* start *

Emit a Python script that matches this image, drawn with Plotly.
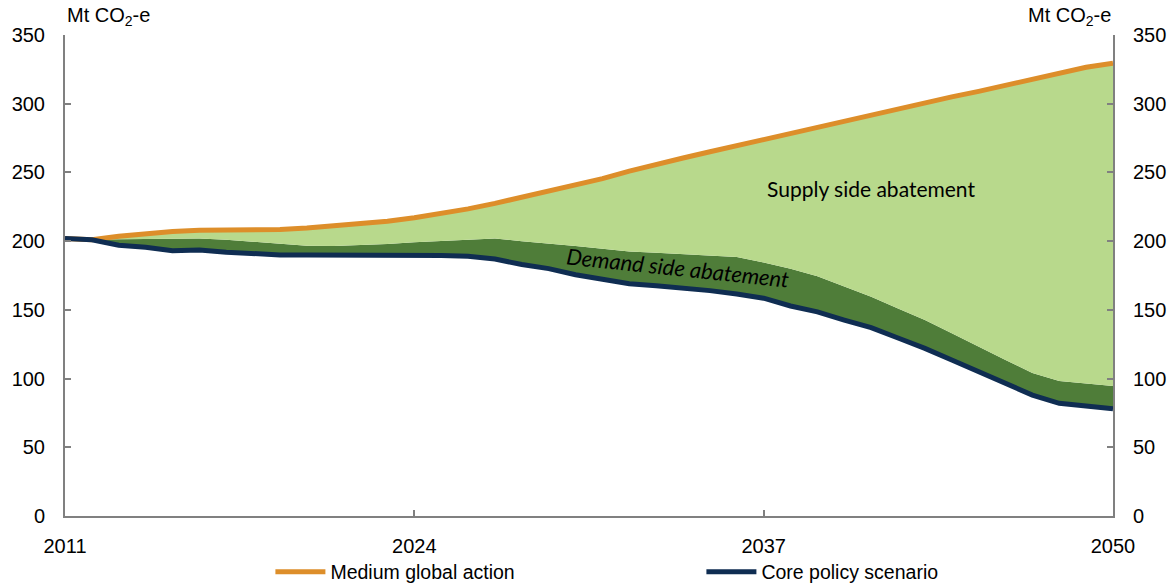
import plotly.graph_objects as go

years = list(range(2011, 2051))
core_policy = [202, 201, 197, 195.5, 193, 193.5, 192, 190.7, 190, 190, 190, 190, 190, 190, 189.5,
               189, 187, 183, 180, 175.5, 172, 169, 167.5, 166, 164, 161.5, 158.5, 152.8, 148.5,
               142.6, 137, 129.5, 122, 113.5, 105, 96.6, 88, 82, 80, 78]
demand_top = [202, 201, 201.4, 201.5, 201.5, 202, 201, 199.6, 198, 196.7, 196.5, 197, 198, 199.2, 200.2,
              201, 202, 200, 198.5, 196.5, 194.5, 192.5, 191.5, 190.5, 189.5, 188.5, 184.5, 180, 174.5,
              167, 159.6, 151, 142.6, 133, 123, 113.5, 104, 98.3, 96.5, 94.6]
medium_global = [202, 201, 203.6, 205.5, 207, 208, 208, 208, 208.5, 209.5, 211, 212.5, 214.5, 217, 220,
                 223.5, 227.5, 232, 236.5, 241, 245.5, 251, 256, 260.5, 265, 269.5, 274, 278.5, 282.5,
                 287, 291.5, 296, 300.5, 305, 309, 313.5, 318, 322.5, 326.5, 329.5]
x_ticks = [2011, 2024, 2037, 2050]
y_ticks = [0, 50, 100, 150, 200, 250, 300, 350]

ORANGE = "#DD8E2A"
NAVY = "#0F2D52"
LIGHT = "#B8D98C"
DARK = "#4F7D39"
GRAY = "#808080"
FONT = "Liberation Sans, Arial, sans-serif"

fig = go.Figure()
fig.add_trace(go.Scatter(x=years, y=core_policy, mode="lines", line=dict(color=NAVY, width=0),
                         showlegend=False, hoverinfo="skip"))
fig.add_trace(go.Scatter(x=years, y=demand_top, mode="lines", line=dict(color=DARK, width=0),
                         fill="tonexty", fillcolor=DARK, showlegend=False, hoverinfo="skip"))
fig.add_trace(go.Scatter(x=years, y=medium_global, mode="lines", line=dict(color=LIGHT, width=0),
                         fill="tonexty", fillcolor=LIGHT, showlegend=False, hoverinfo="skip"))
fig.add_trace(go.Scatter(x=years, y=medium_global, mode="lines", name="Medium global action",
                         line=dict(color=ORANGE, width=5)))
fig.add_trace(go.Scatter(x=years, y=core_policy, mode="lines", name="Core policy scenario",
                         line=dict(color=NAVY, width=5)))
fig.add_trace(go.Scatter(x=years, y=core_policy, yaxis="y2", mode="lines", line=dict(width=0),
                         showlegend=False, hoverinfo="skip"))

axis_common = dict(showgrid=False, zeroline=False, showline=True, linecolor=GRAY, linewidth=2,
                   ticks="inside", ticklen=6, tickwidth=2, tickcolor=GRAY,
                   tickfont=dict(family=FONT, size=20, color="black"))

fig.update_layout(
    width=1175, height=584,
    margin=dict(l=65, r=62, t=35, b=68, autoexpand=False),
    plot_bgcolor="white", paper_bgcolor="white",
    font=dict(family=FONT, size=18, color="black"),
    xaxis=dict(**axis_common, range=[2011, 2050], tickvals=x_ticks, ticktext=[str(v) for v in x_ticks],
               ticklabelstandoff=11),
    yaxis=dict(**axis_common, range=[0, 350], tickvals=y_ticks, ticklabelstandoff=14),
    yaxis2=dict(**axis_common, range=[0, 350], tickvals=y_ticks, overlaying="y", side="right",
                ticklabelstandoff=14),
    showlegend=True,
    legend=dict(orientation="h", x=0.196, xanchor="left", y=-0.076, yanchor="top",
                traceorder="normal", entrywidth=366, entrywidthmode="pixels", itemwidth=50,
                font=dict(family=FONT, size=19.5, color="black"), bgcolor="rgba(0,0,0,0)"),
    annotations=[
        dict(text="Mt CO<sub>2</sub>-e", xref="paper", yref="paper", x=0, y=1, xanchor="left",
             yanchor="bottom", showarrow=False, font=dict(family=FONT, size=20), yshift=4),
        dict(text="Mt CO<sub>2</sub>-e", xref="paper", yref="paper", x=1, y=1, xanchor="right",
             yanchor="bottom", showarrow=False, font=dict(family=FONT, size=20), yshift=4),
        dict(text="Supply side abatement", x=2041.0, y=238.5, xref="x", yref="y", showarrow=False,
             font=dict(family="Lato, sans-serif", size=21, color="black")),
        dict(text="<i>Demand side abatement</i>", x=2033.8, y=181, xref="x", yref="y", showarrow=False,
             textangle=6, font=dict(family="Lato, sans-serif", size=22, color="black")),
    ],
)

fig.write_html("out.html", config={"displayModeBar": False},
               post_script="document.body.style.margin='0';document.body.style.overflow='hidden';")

* end *

Transcribe the material exactly, and leave out whatever pictures it holds.

(TASK RESULT)
Emit a Python script that matches this image, drawn with Plotly.
import plotly.graph_objects as go

years = list(range(2011, 2051))
core_policy = [202, 201, 197, 195.5, 193, 193.5, 192, 190.7, 190, 190, 190, 190, 190, 190, 189.5,
               189, 187, 183, 180, 175.5, 172, 169, 167.5, 166, 164, 161.5, 158.5, 152.8, 148.5,
               142.6, 137, 129.5, 122, 113.5, 105, 96.6, 88, 82, 80, 78]
demand_top = [202, 201, 201.4, 201.5, 201.5, 202, 201, 199.6, 198, 196.7, 196.5, 197, 198, 199.2, 200.2,
              201, 202, 200, 198.5, 196.5, 194.5, 192.5, 191.5, 190.5, 189.5, 188.5, 184.5, 180, 174.5,
              167, 159.6, 151, 142.6, 133, 123, 113.5, 104, 98.3, 96.5, 94.6]
medium_global = [202, 201, 203.6, 205.5, 207, 208, 208, 208, 208.5, 209.5, 211, 212.5, 214.5, 217, 220,
                 223.5, 227.5, 232, 236.5, 241, 245.5, 251, 256, 260.5, 265, 269.5, 274, 278.5, 282.5,
                 287, 291.5, 296, 300.5, 305, 309, 313.5, 318, 322.5, 326.5, 329.5]
x_ticks = [2011, 2024, 2037, 2050]
y_ticks = [0, 50, 100, 150, 200, 250, 300, 350]

ORANGE = "#DD8E2A"
NAVY = "#0F2D52"
LIGHT = "#B8D98C"
DARK = "#4F7D39"
GRAY = "#808080"
FONT = "Liberation Sans, Arial, sans-serif"

fig = go.Figure()
fig.add_trace(go.Scatter(x=years, y=core_policy, mode="lines", line=dict(color=NAVY, width=0),
                         showlegend=False, hoverinfo="skip"))
fig.add_trace(go.Scatter(x=years, y=demand_top, mode="lines", line=dict(color=DARK, width=0),
                         fill="tonexty", fillcolor=DARK, showlegend=False, hoverinfo="skip"))
fig.add_trace(go.Scatter(x=years, y=medium_global, mode="lines", line=dict(color=LIGHT, width=0),
                         fill="tonexty", fillcolor=LIGHT, showlegend=False, hoverinfo="skip"))
fig.add_trace(go.Scatter(x=years, y=medium_global, mode="lines", name="Medium global action",
                         line=dict(color=ORANGE, width=5)))
fig.add_trace(go.Scatter(x=years, y=core_policy, mode="lines", name="Core policy scenario",
                         line=dict(color=NAVY, width=5)))
fig.add_trace(go.Scatter(x=years, y=core_policy, yaxis="y2", mode="lines", line=dict(width=0),
                         showlegend=False, hoverinfo="skip"))

axis_common = dict(showgrid=False, zeroline=False, showline=True, linecolor=GRAY, linewidth=2,
                   ticks="inside", ticklen=6, tickwidth=2, tickcolor=GRAY,
                   tickfont=dict(family=FONT, size=20, color="black"))

fig.update_layout(
    width=1175, height=584,
    margin=dict(l=65, r=62, t=35, b=68, autoexpand=False),
    plot_bgcolor="white", paper_bgcolor="white",
    font=dict(family=FONT, size=18, color="black"),
    xaxis=dict(**axis_common, range=[2011, 2050], tickvals=x_ticks, ticktext=[str(v) for v in x_ticks],
               ticklabelstandoff=11),
    yaxis=dict(**axis_common, range=[0, 350], tickvals=y_ticks, ticklabelstandoff=14),
    yaxis2=dict(**axis_common, range=[0, 350], tickvals=y_ticks, overlaying="y", side="right",
                ticklabelstandoff=14),
    showlegend=True,
    legend=dict(orientation="h", x=0.196, xanchor="left", y=-0.076, yanchor="top",
                traceorder="normal", entrywidth=366, entrywidthmode="pixels", itemwidth=50,
                font=dict(family=FONT, size=19.5, color="black"), bgcolor="rgba(0,0,0,0)"),
    annotations=[
        dict(text="Mt CO<sub>2</sub>-e", xref="paper", yref="paper", x=0, y=1, xanchor="left",
             yanchor="bottom", showarrow=False, font=dict(family=FONT, size=20), yshift=4),
        dict(text="Mt CO<sub>2</sub>-e", xref="paper", yref="paper", x=1, y=1, xanchor="right",
             yanchor="bottom", showarrow=False, font=dict(family=FONT, size=20), yshift=4),
        dict(text="Supply side abatement", x=2041.0, y=238.5, xref="x", yref="y", showarrow=False,
             font=dict(family="Lato, sans-serif", size=21, color="black")),
        dict(text="<i>Demand side abatement</i>", x=2033.8, y=181, xref="x", yref="y", showarrow=False,
             textangle=6, font=dict(family="Lato, sans-serif", size=22, color="black")),
    ],
)

fig.write_html("out.html", config={"displayModeBar": False},
               post_script="document.body.style.margin='0';document.body.style.overflow='hidden';")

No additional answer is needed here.